• **Directive**: Extract every line where the string "this" appears.

• **Information provided**:
☆ ☆ ☆ ☆ ☆ ☆ ☆

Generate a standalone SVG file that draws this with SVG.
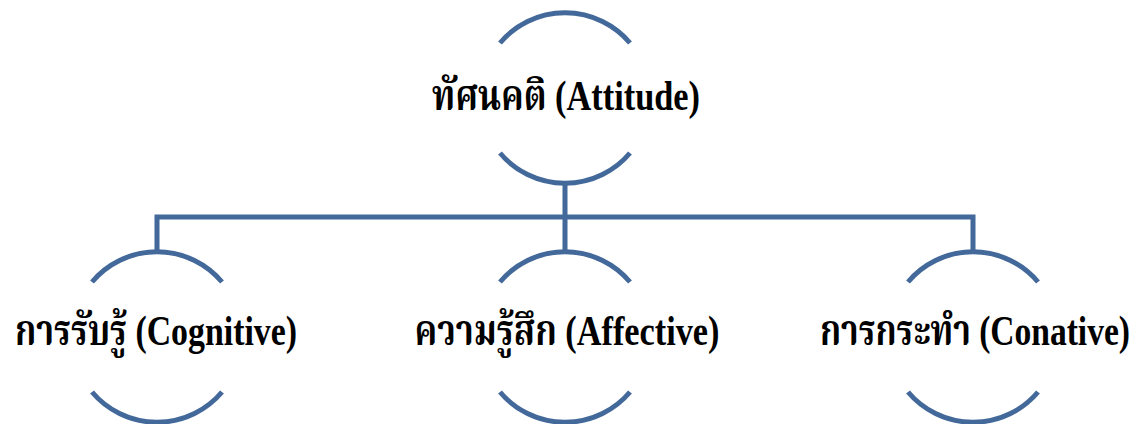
<svg xmlns="http://www.w3.org/2000/svg" width="1143" height="424" viewBox="0 0 1143 424">
<style>
.arc{fill:none;stroke:#43699b;stroke-width:5}
.conn{fill:none;stroke:#43699b;stroke-width:5;stroke-linejoin:miter}
.lbl{font-family:"Liberation Serif","Noto Serif Thai","Noto Sans Thai",Loma,Garuda,"DejaVu Sans",serif;font-weight:bold;font-size:42px;fill:#000;text-anchor:middle}
</style>
<rect width="1143" height="424" fill="#fff"/>
<g id="connectors">
<path class="conn" d="M565,183 V217 M157,252 V217 H973 V252 M565,217 V252"/>
</g>
<g id="node-attitude">
<path class="arc" d="M500,43 A85,85 0 0 1 630,43"/>
<path class="arc" d="M500,153 A85,85 0 0 0 630,153"/>
<text class="lbl" x="566" y="110" textLength="268" lengthAdjust="spacingAndGlyphs">ทัศนคติ (Attitude)</text>
</g>
<g id="node-cognitive">
<path class="arc" d="M92,282 A85,85 0 0 1 222,282"/>
<path class="arc" d="M92,392 A85,85 0 0 0 222,392"/>
<text class="lbl" x="156" y="345" textLength="282" lengthAdjust="spacingAndGlyphs">การรับรู้ (Cognitive)</text>
</g>
<g id="node-affective">
<path class="arc" d="M500,282 A85,85 0 0 1 630,282"/>
<path class="arc" d="M500,392 A85,85 0 0 0 630,392"/>
<text class="lbl" x="567" y="345" textLength="305" lengthAdjust="spacingAndGlyphs">ความรู้สึก (Affective)</text>
</g>
<g id="node-conative">
<path class="arc" d="M908,282 A85,85 0 0 1 1038,282"/>
<path class="arc" d="M908,392 A85,85 0 0 0 1038,392"/>
<text class="lbl" x="975" y="345" textLength="310" lengthAdjust="spacingAndGlyphs">การกระทำ (Conative)</text>
</g>
</svg>
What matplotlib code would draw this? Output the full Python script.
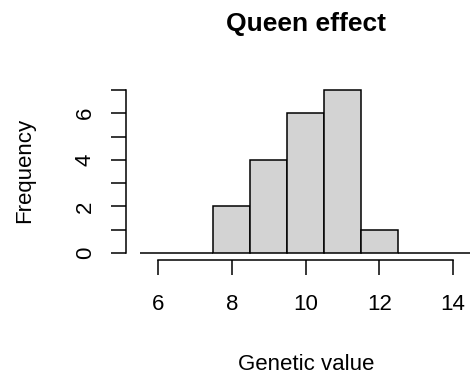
import matplotlib
matplotlib.use("Agg")
import matplotlib.pyplot as plt
import numpy as np

# Histogram of queen genetic values (bin counts, unit-width bins)
bin_edges = [5.5, 6.5, 7.5, 8.5, 9.5, 10.5, 11.5, 12.5, 13.5, 14.5]
counts = [0, 0, 2, 4, 6, 7, 1, 0, 0]
x_ticks = [6, 8, 10, 12, 14]
y_ticks = [0, 2, 4, 6]

plt.rcParams['font.family'] = ['Liberation Sans', 'DejaVu Sans']

W, H = 470, 378
fig = plt.figure(figsize=(W / 100, H / 100), dpi=100)

# Plot region in pixels (extends past the right edge of the figure)
left, right, top, bottom = 126.3, 484.7, 83.4, 259.5
ax = fig.add_axes([left / W, (H - bottom) / H, (right - left) / W, (bottom - top) / H])
ax.set_xlim(5.14, 14.86)
ax.set_ylim(-0.28, 7.28)

edges = np.array(bin_edges)
centers = (edges[:-1] + edges[1:]) / 2
widths = np.diff(edges)
ax.bar(centers, counts, width=widths, color='#D3D3D3', edgecolor='black',
       linewidth=1.1, clip_on=False)

for s in ['top', 'right']:
    ax.spines[s].set_visible(False)
ax.spines['left'].set_bounds(0, 7)
ax.spines['bottom'].set_bounds(6, 14)
for s in ['left', 'bottom']:
    ax.spines[s].set_linewidth(1.1)

ax.set_xticks(x_ticks)
ax.set_xticklabels([str(v) for v in x_ticks])
ax.set_yticks(range(0, 8))
ax.set_yticklabels([str(v) if v in y_ticks else '' for v in range(0, 8)],
                   rotation=90, va='center')
ax.tick_params(axis='both', direction='out', length=11, width=1.1,
               labelsize=16)
ax.tick_params(axis='x', pad=14)
ax.tick_params(axis='y', pad=11)

fig.text(306 / W, 1 - 23.5 / H, 'Queen effect', ha='center', va='center',
         fontsize=19, fontweight='bold')
fig.text(306 / W, 1 - 364 / H, 'Genetic value', ha='center', va='center',
         fontsize=16)
fig.text(25 / W, 1 - 170 / H, 'Frequency', ha='center', va='center',
         fontsize=16, rotation=90)

fig.savefig('out.png', dpi=100)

☆ ☆ ☆ ☆ ☆ ☆ ☆

• **Response below**:
Generate a standalone SVG file that draws this with SVG.
What matplotlib code would draw this? Output the full Python script.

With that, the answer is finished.